Asked about the perception of a double standard, Rubio said: "I get your point."
Which may explain why Rubio consistently tries to pivot immigration questions to border security saying Americans are not willing to discuss anything regarding immigration reform until the border is secure. Rubio said he would have voted against the McCain-Kennedy bill granting a pathway for illegal immigrants to become legal and said he opposes all forms of amnesty.
But when you get past the clear, crisp bullet points of his speech, and start talking details, it becomes a lot fuzzier.

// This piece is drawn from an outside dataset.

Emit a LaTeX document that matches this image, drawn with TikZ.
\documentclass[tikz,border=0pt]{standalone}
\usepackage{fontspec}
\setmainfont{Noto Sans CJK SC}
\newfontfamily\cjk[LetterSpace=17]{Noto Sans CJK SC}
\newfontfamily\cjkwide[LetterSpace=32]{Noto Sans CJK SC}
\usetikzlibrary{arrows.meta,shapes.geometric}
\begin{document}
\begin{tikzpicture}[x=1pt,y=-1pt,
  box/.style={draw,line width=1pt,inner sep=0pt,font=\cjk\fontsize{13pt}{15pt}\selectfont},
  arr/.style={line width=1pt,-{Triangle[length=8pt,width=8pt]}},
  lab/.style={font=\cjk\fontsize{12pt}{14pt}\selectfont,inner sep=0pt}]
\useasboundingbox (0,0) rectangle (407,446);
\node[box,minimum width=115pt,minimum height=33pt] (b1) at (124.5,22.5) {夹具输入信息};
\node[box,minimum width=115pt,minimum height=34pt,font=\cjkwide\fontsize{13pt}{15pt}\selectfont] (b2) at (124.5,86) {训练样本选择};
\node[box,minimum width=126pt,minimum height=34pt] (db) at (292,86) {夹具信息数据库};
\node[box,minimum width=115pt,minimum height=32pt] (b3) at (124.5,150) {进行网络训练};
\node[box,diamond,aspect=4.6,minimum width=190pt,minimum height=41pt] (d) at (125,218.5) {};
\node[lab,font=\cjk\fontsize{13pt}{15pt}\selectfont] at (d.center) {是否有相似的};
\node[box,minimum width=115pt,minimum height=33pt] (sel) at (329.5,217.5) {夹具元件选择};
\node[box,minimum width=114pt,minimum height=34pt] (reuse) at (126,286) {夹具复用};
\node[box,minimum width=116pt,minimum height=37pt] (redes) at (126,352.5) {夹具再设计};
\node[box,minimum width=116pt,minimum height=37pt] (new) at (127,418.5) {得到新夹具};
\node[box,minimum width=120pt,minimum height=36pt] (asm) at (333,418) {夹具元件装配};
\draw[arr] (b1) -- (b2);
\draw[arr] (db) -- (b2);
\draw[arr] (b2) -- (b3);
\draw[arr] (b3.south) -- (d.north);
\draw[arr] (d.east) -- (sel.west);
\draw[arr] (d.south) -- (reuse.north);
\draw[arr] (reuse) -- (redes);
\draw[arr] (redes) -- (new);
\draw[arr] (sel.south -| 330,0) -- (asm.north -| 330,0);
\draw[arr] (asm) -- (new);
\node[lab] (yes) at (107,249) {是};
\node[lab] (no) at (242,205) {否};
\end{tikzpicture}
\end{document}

"I don't believe you can grant them citizenship or even to create a path for it," he said. "It would send a message that if you come into this country and you stay long enough we'll allow you to stay in. On the other hand I also don't think you can round them up. First of all I don't think you can do it, second of all you would have to create a police state, and third of all I don't want to live in a country where police and law enforcement are pulling people over because they think they might look like an illegal immigrant."
Rubio opposes driver's licenses for illegal immigrants, saying he does not think illegal immigrants should be allowed to "interact freely with government." But then, without any prodding, he argues the other side of the case saying, "We have a lot of uninsured drivers in areas where there are a lot of illegal immigrants because they can't get insurance even if they wanted to."

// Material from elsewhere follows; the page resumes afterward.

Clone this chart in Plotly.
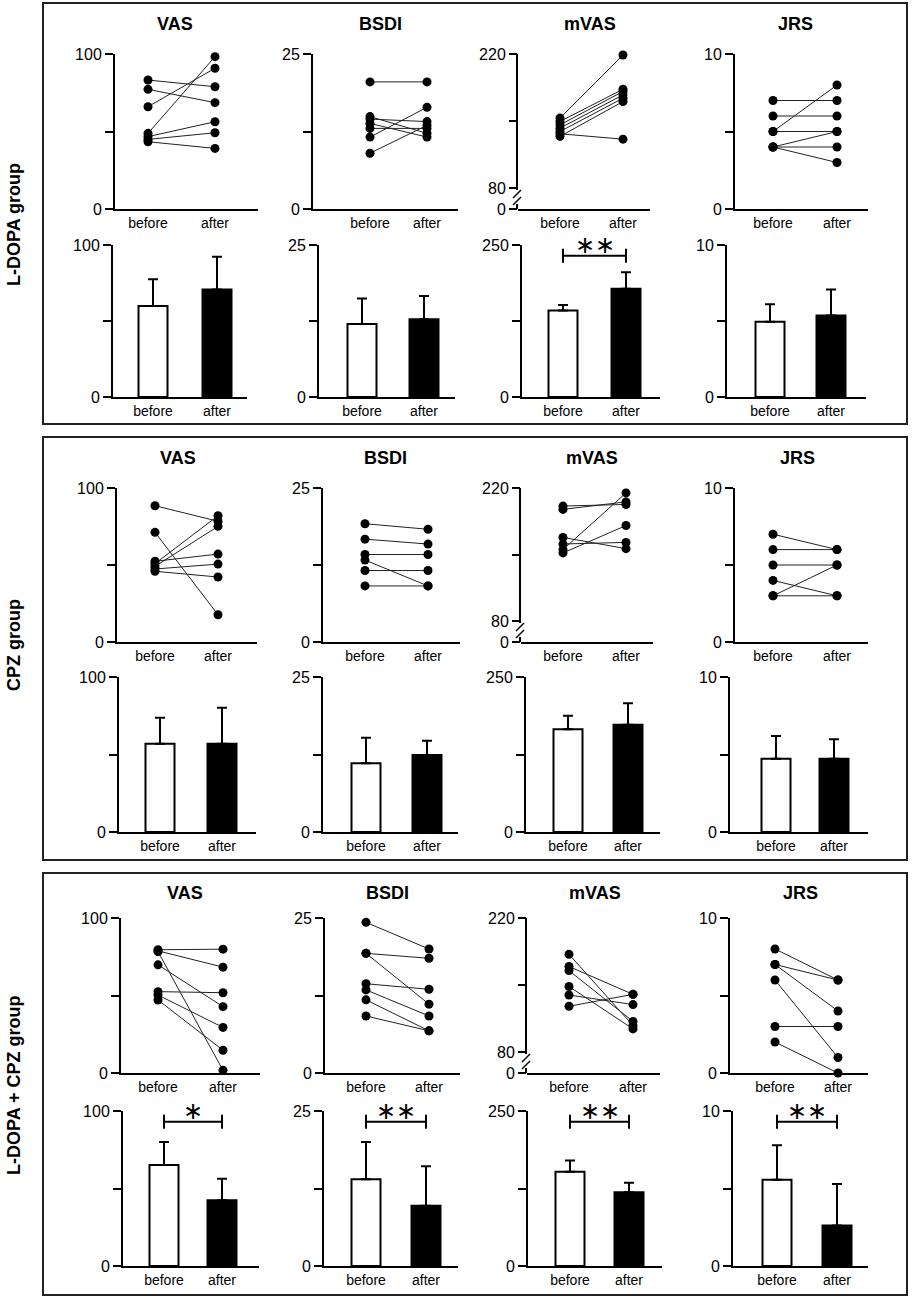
import plotly.graph_objects as go

W, H = 912, 1299

# ---------------- data ----------------
metrics = ["VAS", "BSDI", "mVAS", "JRS"]
groups = ["L-DOPA group", "CPZ group", "L-DOPA + CPZ group"]
conditions = ["before", "after"]
line_y_max = [100, 25, 220, 10]
bar_y_max = [100, 25, 250, 10]
mvas_break_floor = 58      # axis value at the "0" position below the mVAS break
mvas_ticks = [80, 150, 220]

# individual values, L-DOPA group
ldopa_vas_before = [83.2, 77.2, 66.0, 48.8, 46.7, 44.9, 43.4]
ldopa_vas_after = [78.9, 68.6, 90.8, 98.3, 56.3, 49.2, 39.1]
ldopa_bsdi_before = [20.5, 14.9, 14.5, 13.8, 13.0, 11.6, 9.0]
ldopa_bsdi_after = [20.5, 12.2, 14.1, 11.6, 13.0, 16.4, 13.5]
ldopa_mvas_before = [153, 149.5, 146, 142.5, 139, 136.6, 133.9]
ldopa_mvas_after = [219, 183.2, 180.8, 177.3, 173.8, 131, 170.3]
ldopa_jrs_before = [7, 6, 5, 5, 4, 4, 4]
ldopa_jrs_after = [7, 6, 5, 8, 5, 4, 3]

# individual values, CPZ group
cpz_vas_before = [88.5, 71.2, 50.9, 49.1, 52.4, 47.4, 45.9]
cpz_vas_after = [78.4, 17.7, 82.0, 75.1, 57.1, 50.6, 42.2]
cpz_bsdi_before = [19.2, 16.7, 14.2, 13.3, 11.6, 9.1]
cpz_bsdi_after = [18.3, 15.9, 14.2, 9.1, 11.6, 9.1]
cpz_mvas_before = [201, 197.5, 168, 161.1, 155.2, 151.7]
cpz_mvas_after = [202.7, 205.4, 156.2, 162.8, 214.8, 180.5]
cpz_jrs_before = [7, 6, 5, 4, 3, 3]
cpz_jrs_after = [6, 6, 5, 3, 5, 3]

# individual values, L-DOPA + CPZ group
combo_vas_before = [79.5, 78.8, 78.3, 69.8, 52.5, 50.3, 47.1]
combo_vas_after = [79.9, 68.3, 1.7, 42.8, 51.8, 29.4, 14.7]
combo_bsdi_before = [24.3, 19.3, 19.3, 14.4, 13.4, 11.8, 9.2]
combo_bsdi_after = [20.0, 18.5, 11.1, 13.5, 9.2, 6.8, 6.8]
combo_mvas_before = [182, 169.3, 165, 148.4, 139.5, 127.8]
combo_mvas_after = [107.6, 140.2, 111.9, 104.1, 129.5, 140.2]
combo_jrs_before = [8, 7, 7, 6, 3, 2]
combo_jrs_after = [6, 6, 4, 1, 3, 0]

# bar summaries (mean, SD)
ldopa_mean_before = [59.9, 12.0, 142.3, 4.95]
ldopa_sd_before = [17.5, 4.2, 9.2, 1.15]
ldopa_mean_after = [70.8, 12.8, 178.0, 5.37]
ldopa_sd_after = [21.5, 3.8, 27.0, 1.7]
cpz_mean_before = [57.0, 11.1, 165.6, 4.73]
cpz_sd_before = [16.7, 4.1, 22.0, 1.46]
cpz_mean_after = [57.0, 12.4, 173.0, 4.73]
cpz_sd_after = [23.2, 2.3, 34.6, 1.25]
combo_mean_before = [65.2, 14.0, 152.0, 5.57]
combo_sd_before = [14.8, 6.0, 18.0, 2.22]
combo_mean_after = [42.4, 9.7, 118.8, 2.62]
combo_sd_after = [13.9, 6.4, 15.6, 2.67]

ldopa_sig = ["", "", "**", ""]
cpz_sig = ["", "", "", ""]
combo_sig = ["*", "**", "**", "**"]

individual = [
    [(ldopa_vas_before, ldopa_vas_after), (ldopa_bsdi_before, ldopa_bsdi_after),
     (ldopa_mvas_before, ldopa_mvas_after), (ldopa_jrs_before, ldopa_jrs_after)],
    [(cpz_vas_before, cpz_vas_after), (cpz_bsdi_before, cpz_bsdi_after),
     (cpz_mvas_before, cpz_mvas_after), (cpz_jrs_before, cpz_jrs_after)],
    [(combo_vas_before, combo_vas_after), (combo_bsdi_before, combo_bsdi_after),
     (combo_mvas_before, combo_mvas_after), (combo_jrs_before, combo_jrs_after)],
]
summary = [
    (ldopa_mean_before, ldopa_sd_before, ldopa_mean_after, ldopa_sd_after, ldopa_sig),
    (cpz_mean_before, cpz_sd_before, cpz_mean_after, cpz_sd_after, cpz_sig),
    (combo_mean_before, combo_sd_before, combo_mean_after, combo_sd_after, combo_sig),
]

# ---------------- layout geometry (pixels) ----------------
panel_box = [(43, 3, 907, 424), (43, 437, 907, 860), (43, 873, 907, 1295)]
title_y = [24, 458, 893]
title_x = [[175, 380, 590, 795], [178, 385, 592, 797], [185, 387, 595, 800]]
group_label_y = [225, 645, 1085]
line_row_y = [(54, 209), (488, 642), (918, 1073)]
bar_row_y = [(245, 397), (677, 832), (1111, 1266)]
line_geom = [
    [(115, 148, 215, 258), (313, 370, 427, 458), (518, 560, 623, 650), (735, 773, 837, 868)],
    [(117, 155, 218, 257), (323, 365, 428, 460), (521, 563, 626, 653), (735, 773, 837, 868)],
    [(121, 158, 223, 260), (325, 366, 429, 460), (527, 569, 633, 660), (730, 775, 838, 868)],
]
bar_geom = [
    [(113, 153, 217, 247), (319, 362, 424, 455), (522, 563, 626, 660), (727, 770, 831, 866)],
    [(119, 160, 222, 256), (323, 366, 427, 458), (526, 568, 628, 660), (730, 776, 834, 868)],
    [(123, 164, 222, 259), (324, 366, 426, 458), (528, 570, 629, 662), (733, 777, 837, 868)],
]
BAR_PX = 29
SIG_LEVEL = 0.93

NUM_FONT = dict(family="Liberation Sans, Arial, sans-serif", size=16, color="black")
CAT_FONT = dict(family="Liberation Sans, Arial, sans-serif", size=14, color="black")
BOLD_FONT = dict(family="Liberation Sans, Arial, sans-serif", size=18, color="black")


def pxx(p):
    return p / W


def pxy(p):
    return 1 - p / H


fig = go.Figure()
layout = {}
shapes = []
annotations = []
idx = 0


def axis_names(i):
    return ("x" if i == 1 else f"x{i}", "y" if i == 1 else f"y{i}",
            "xaxis" if i == 1 else f"xaxis{i}", "yaxis" if i == 1 else f"yaxis{i}")


def x_axis(ax, endx, xr, ya):
    return dict(domain=[pxx(ax), pxx(endx)], range=xr, anchor=ya, automargin=False,
                showline=True, linecolor="black", linewidth=2, ticks="",
                tickvals=[1, 2], ticktext=conditions, tickfont=CAT_FONT,
                showgrid=False, zeroline=False, fixedrange=True)


def y_axis(yzero, ytop, yr, xa, tv, tt, showline):
    return dict(domain=[pxy(yzero), pxy(ytop)], range=yr, anchor=xa, automargin=False,
                showline=showline, linecolor="black", linewidth=2,
                ticks="outside", ticklen=8, tickwidth=2, tickcolor="black",
                tickvals=tv, ticktext=tt, tickfont=NUM_FONT,
                showgrid=False, zeroline=False, fixedrange=True)


for g in range(3):
    # ---- line (individual) row ----
    ytop, yzero = line_row_y[g]
    for m in range(4):
        idx += 1
        xa, ya, xk, yk = axis_names(idx)
        ax, bpx, apx, endx = line_geom[g][m]
        s = apx - bpx
        xr = [1 - (bpx - ax) / s, 2 + (endx - apx) / s]
        ymax = line_y_max[m]
        if m == 2:
            ylo = mvas_break_floor
            tv = [ylo] + mvas_ticks
            tt = ["0", "80", "", "220"]
            yline = False
        else:
            ylo = 0
            tv = [0, ymax / 2, ymax]
            tt = ["0", "", str(ymax)]
            yline = True
        before, after = individual[g][m]
        xs, ys = [], []
        for b, a in zip(before, after):
            xs += [1, 2, None]
            ys += [b, a, None]
        fig.add_trace(go.Scatter(x=xs, y=ys, mode="lines+markers", xaxis=xa, yaxis=ya,
                                 line=dict(color="#222222", width=1),
                                 marker=dict(color="black", size=9),
                                 cliponaxis=False, hoverinfo="skip"))
        layout[xk] = x_axis(ax, endx, xr, ya)
        layout[yk] = y_axis(yzero, ytop, [ylo, ymax], xa, tv, tt, yline)
        if not yline:
            lx = ax - 1
            seg = dict(type="line", xref="paper", yref="paper",
                       line=dict(color="black", width=2))
            shapes.append(dict(seg, x0=pxx(lx), x1=pxx(lx), y0=pxy(yzero - 19), y1=pxy(ytop)))
            shapes.append(dict(seg, x0=pxx(lx), x1=pxx(lx), y0=pxy(yzero), y1=pxy(yzero - 5)))
            for c in (15, 8):
                shapes.append(dict(type="line", xref="paper", yref="paper",
                                   line=dict(color="black", width=1.5),
                                   x0=pxx(lx - 4), x1=pxx(lx + 4),
                                   y0=pxy(yzero - c + 4), y1=pxy(yzero - c - 4)))
        annotations.append(dict(x=pxx(title_x[g][m]), y=pxy(title_y[g]), xref="paper", yref="paper",
                                text=f"<b>{metrics[m]}</b>", showarrow=False,
                                xanchor="center", yanchor="middle", font=BOLD_FONT))

    # ---- bar (summary) row ----
    ytop, yzero = bar_row_y[g]
    mb, sb, ma, sa, sig = summary[g]
    for m in range(4):
        idx += 1
        xa, ya, xk, yk = axis_names(idx)
        ax, bpx, apx, endx = bar_geom[g][m]
        s = apx - bpx
        xr = [1 - (bpx - ax) / s, 2 + (endx - apx) / s]
        ymax = bar_y_max[m]
        fig.add_trace(go.Bar(x=[1, 2], y=[mb[m], ma[m]], xaxis=xa, yaxis=ya,
                             width=BAR_PX / s,
                             marker=dict(color=["white", "black"],
                                         line=dict(color="black", width=2)),
                             error_y=dict(type="data", symmetric=False,
                                          array=[sb[m], sa[m]], arrayminus=[0, 0],
                                          color="black", thickness=2, width=5),
                             hoverinfo="skip"))
        layout[xk] = x_axis(ax, endx, xr, ya)
        layout[yk] = y_axis(yzero, ytop, [0, ymax], xa,
                            [0, ymax / 2, ymax], ["0", "", str(ymax)], True)
        if sig[m]:
            hpx = yzero - ytop
            lvl = ymax * SIG_LEVEL
            d = ymax * 7 / hpx
            fig.add_trace(go.Scatter(x=[1, 1, None, 1, 2, None, 2, 2],
                                     y=[lvl - d, lvl + d, None, lvl, lvl, None, lvl - d, lvl + d],
                                     mode="lines", xaxis=xa, yaxis=ya,
                                     line=dict(color="black", width=2),
                                     cliponaxis=False, hoverinfo="skip"))
            annotations.append(dict(x=1.5, y=lvl, xref=xa, yref=ya,
                                    text=sig[m].replace("*", "\u2217"), showarrow=False,
                                    xanchor="center", yanchor="middle", yshift=11,
                                    font=dict(family="DejaVu Sans", size=24, color="black")))

    annotations.append(dict(x=pxx(14), y=pxy(group_label_y[g]), xref="paper", yref="paper",
                            text=f"<b>{groups[g]}</b>", showarrow=False, textangle=-90,
                            xanchor="center", yanchor="middle", font=BOLD_FONT))
    x0, y0, x1, y1 = panel_box[g]
    shapes.append(dict(type="rect", xref="paper", yref="paper",
                       x0=pxx(x0), x1=pxx(x1), y0=pxy(y0), y1=pxy(y1),
                       line=dict(color="#222222", width=2), fillcolor="rgba(0,0,0,0)"))

fig.update_layout(width=W, height=H,
                  margin=dict(l=0, r=0, t=0, b=0, pad=0, autoexpand=False),
                  paper_bgcolor="white", plot_bgcolor="white", showlegend=False,
                  shapes=shapes, annotations=annotations, **layout)

page_fix = (
    "document.body.style.margin='0';document.body.style.overflow='hidden';"
    "document.documentElement.style.overflow='hidden';"
)
fig.write_html("out.html", config={"displayModeBar": False}, post_script=page_fix)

On the issue of food stamps and other benefits for illegal immigrants: "This is a humane country, we're not going to starve children, we're not going to watch people go hungry just because they are here illegally. On the other hand, it can't become permanent. Once somebody interacts with government and it is verified they are here illegally that person's days are going to be numbered in America."
Should children of illegal immigrants be permitted to go to public school?
"The kids are illegal too, just like their parents," he said. "I'm not here to hunt the kids down. I don't think kids are the people we're going to go after." But he added, "Kids are attached to their parents. Once their parents status is verified their days should be numbered so that really shouldn't be a problem."
Essentially, Rubio's answer is to leave them in the shadows, go after their employers, and hope life becomes so untenable for anyone here illegally that they will simply leave. The problem of what to do with those 13 to 20 million people here illegally, he said, "will solve itself through attrition."
But even on employment, Rubio struggles. He supports the federal E Verify system "in concept," but isn't sold on the idea of a national database for employers to check the immigration status of emplyees has been perfected to the point where it should actually be used today.
He wants increased border security, but isn't sure about a wall. "I don't know if the wall is the best way," he said. "I'm not a border security expert."
He may need to become one before the campaign is over. If Congress takes up immigration reform this Fall, as many people believe it will, it could become a central issue in the campaign.
Rubio does have one advantage. If the far right is wary of Rubio on the issue, Charlie Crist, who is seen as being "soft" on illegal immigration, infuriates them.
"I despise Charlie Crist," said Karen Moore, the woman who attended the Broward meeting. "I may not be completely sold on him, but I am going to fight to get Rubio elected so that Crist won't be elected."